Hacker Takes Home Millions as Bitcoin Gold Suffers Double Spend Hack
Another cryptocurrency is in the spotlight for the wrong reasons as Bitcoin Gold (BTG) got hacked, leaving questions about the security of the network.
The coin, one of the many forks from the first ever cryptocurrency Bitcoin (BTC), suffered from a malicious user’s double spending and 51 percent attacks.
Ed Iskra, Bitcoin Gold’s director of communications, announced:
“An unknown party with access to very large amounts of hashpower is trying to use 51% attacks to perform double spend attacks to steal money from exchanges.”
The attack lasted until May 18 with the account involved receiving a total of more than 388,000 BTG, or roughly around US$18.6 million.
While the malicious attempts seem to have stopped, followers of Bitcoin Gold are wary that the attacker still has the necessary hardware to control more than half of the network’s mining hashrate.
How to Double Spend
Double spending is an attempt to use the same coin in more than one transaction, in some ways similar to reprinting paper money.
Before the transaction, the buyer has the coin and the seller has the product. Then after transacting with one another, if the buyer double spends the coin, he retains the coin and gets the product while the seller receives a twin of the coin.
In the short run, the double spender has infinite wealth as he can get services without losing his coin. But as the number of transactions increases, the coin will eventually lose its value as the number of coins duplicated during the double spender’s transactions will cause inflation.
Hacking the Chain
While there are different ways to successfully double spend, this particular attacker used a massive amount of energy and resources to control the majority of the networks’ mining power.
User h4x3rotabm, in a forum discussion about the attack, provided a simple explanation of how the attacker double spent his BTG coins.
The attacker mined a private chain, using sufficient hashrate to produce a longer blockchain than the publicly mined blockchain. At the same time, the attacker sent his BTG coins to himself. That transaction was recorded as blocks in the private blockchain.
Simultaneously, the attacker sent the same BTG coins to a crypto exchange platform.
After the exchange verified the transaction, the attacker replaced his BTG coins for another crypto coins and then withdrew them. The transactions involving the exchange were recorded in the public blockchain. Then, he released the privately mined blockchain to the Bitcoin Gold network.
The common proof-of-work blockchain protocol, when comparing two sets of blocks, considers the longer one as the genuine set. The longer set of blocks has more proofs of work compared to the shorter set.
Since the attacker’s privately mined blocks were longer, they replaced the shorter existing blocks. The shorter blocks were then orphaned by the Bitcoin Gold blockchain.
User h4x3rotabm, developer for Bitcoin Gold, said:
“Because the private blockchain is longer than the public one, the existing blocks [were] reverted, and replaced by the privately mined blocks. The deposit to the Exchange never… happened, being replaced by the transaction to the attacker himself.”

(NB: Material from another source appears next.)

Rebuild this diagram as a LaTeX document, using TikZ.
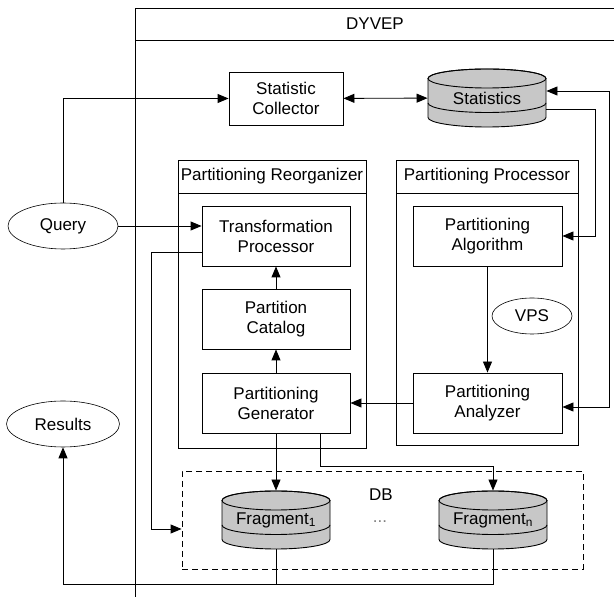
\documentclass[tikz,border=0pt]{standalone}
\usepackage{fontspec}
\setmainfont{Liberation Sans}
\usetikzlibrary{shapes.geometric,arrows.meta}

\definecolor{diskgray}{gray}{0.78}

% Two-level disk: name, centre, half width, text
\newcommand{\dbdisk}[4]{%
	\begin{scope}[shift={(#2)}]
		\draw [fill=diskgray] (-#3,19.5) -- (-#3,-19.5) arc [start angle=180, end angle=360, x radius=#3, y radius=9.5]
			-- (#3,19.5) arc [start angle=0, end angle=180, x radius=#3, y radius=9.5] -- cycle;
		\draw (0,19.5) ellipse [x radius=#3, y radius=9.5];
		\draw (-#3,-5) arc [start angle=180, end angle=360, x radius=#3, y radius=9.5];
	\end{scope}
	\node at (#2) [minimum width={2*#3pt}, minimum height=58pt, inner sep=0pt] (#1) {#4};
}

\begin{document}
\begin{tikzpicture}[x=1pt, y=1pt, line width=0.9pt, >={Triangle[length=11pt, width=9pt]},
	font=\fontsize{17}{20}\selectfont,
	box/.style={draw, minimum width=148pt, minimum height=60pt, inner sep=0pt, align=center},
	oval/.style={draw, ellipse, line width=0.6pt, inner sep=0pt, minimum width=110pt, minimum height=46pt}]
	\useasboundingbox (0,0) rectangle (614,597);

	%% The DYVEP frame -- runs off the page to the right and bottom
	\draw (614,589) -- (135,589) -- (135,0);
	\draw (135,557) -- (614,557);
	\node at (375,573) (dyvep) {DYVEP};

	%% Top row
	\node at (286,498.5) [box, minimum width=114pt, minimum height=53pt] (sc) {Statistic\\Collector};
	\dbdisk{stat}{487,499}{59}{Statistics}

	%% Outside the system
	\node at (63,371) [oval] (query) {Query};
	\node at (63,173) [oval, minimum width=113pt] (results) {Results};

	%% Partitioning Reorganizer
	\draw (178,149) rectangle (366,437);
	\draw (178,404) -- (366,404);
	\node at (272,420.5) (reotitle) {Partitioning Reorganizer};
	\node at (276,361) [box] (tp) {Transformation\\Processor};
	\node at (276,278) [box] (pc) {Partition\\Catalog};
	\node at (276,194) [box] (pg) {Partitioning\\Generator};

	%% Partitioning Processor
	\draw (396,152) rectangle (578,437);
	\draw (396,404) -- (578,404);
	\node at (487,420.5) (protitle) {Partitioning Processor};
	\node at (487.5,361) [box, minimum width=149pt] (pa) {Partitioning\\Algorithm};
	\node at (487.5,194) [box, minimum width=149pt] (pz) {Partitioning\\Analyzer};
	\node at (532,281) [oval, minimum width=80pt, minimum height=36pt] (vps) {VPS};

	%% The database and its fragments
	\node at (382.5,77) [draw, dash pattern=on 6pt off 4pt, minimum width=401pt, minimum height=98pt] (db) {};
	\node at (381,102) (dbtitle) {DB};
	\node at (380,75) [text=gray] (dots) {...};
	\dbdisk{f1}{276,77}{54}{Fragment\textsubscript{1}}
	\dbdisk{fn}{493,77}{54}{Fragment\textsubscript{n}}
	\coordinate (ret) at (63,13);				% where the fragments join

	%% Connectors
	\draw [->] (query) |- (sc);
	\draw [<->] (sc) -- (stat);
	\draw [->] (query) -- (query -| tp.west);
	\draw [->] ([yshift=14pt]tp.south west) -- ++(-50,0) |- ([yshift=-9pt]db.west);
	\draw [->] (pc) -- (tp);
	\draw [->] (pg) -- (pc);
	\draw [->] (pa) -- (pz);
	\draw [->] (pz) -- (pg);
	\draw [->] ([yshift=-11pt]stat.east) -- ++(49,0) |- (pa);
	\draw [<->] ([yshift=7pt]stat.east) -- ++(63,0) |- ([yshift=-4pt]pz.east);
	\draw [->] (pg) -- (f1);
	\draw [->] ([xshift=44pt]pg.south) -- ++(0,-33) -| (fn);
	\draw [->] (fn.south) |- (ret) -- (results);
	\draw (f1.south) -- (f1.south |- ret);
\end{tikzpicture}
\end{document}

After block replacement, the attacker now had the coins he originally held, the converted coins withdrawn from the exchange, and the coins earned from mining blocks.
The attacker repeated the process over again until exchanges were notified of the ongoing hack.
The Altcoin Anxiety
Bitcoin Gold was not the only crypto that suffered from successful hacks.
Privacy-focused cryptocurrency Verge (XVG) suffered two 51 percent attacks in the same number of months. After the first attack, Verge conducted an emergency hard fork to prevent a second attack to happen. Analysts criticized the upgrade as insignificant, even calling it a band-aid solution.
The fork obviously did not work, as someone managed to control majority of Verge’s mining power the second time around. Overall, the malicious miners got away with approximately 35 million XVG, or around US$2.8 million.
In theory, every blockchain is vulnerable to 51 percent attacks, as miners can just decide to gang up and control the network for themselves. But in practice, it is more difficult.
To control the majority networking power of a large blockchain network like Bitcoin’s would require unrealistic amounts of computing power and electricity. On the other hand, smaller blockchains like Bitcoin Gold are more vulnerable to be controlled as it would require fewer resources.
In theory, people will lose trust on a hacked system and that system’s value should go to the ground. But graphs from last week showed no conclusive signs as to whether the hack made a significant impact on Bitcoin Gold’s price, since other cryptocurrencies showed similar price movements. The altcoin, currently the 27th largest cryptocurrency based on market capitalization, is worth US$46.40 at the time of writing.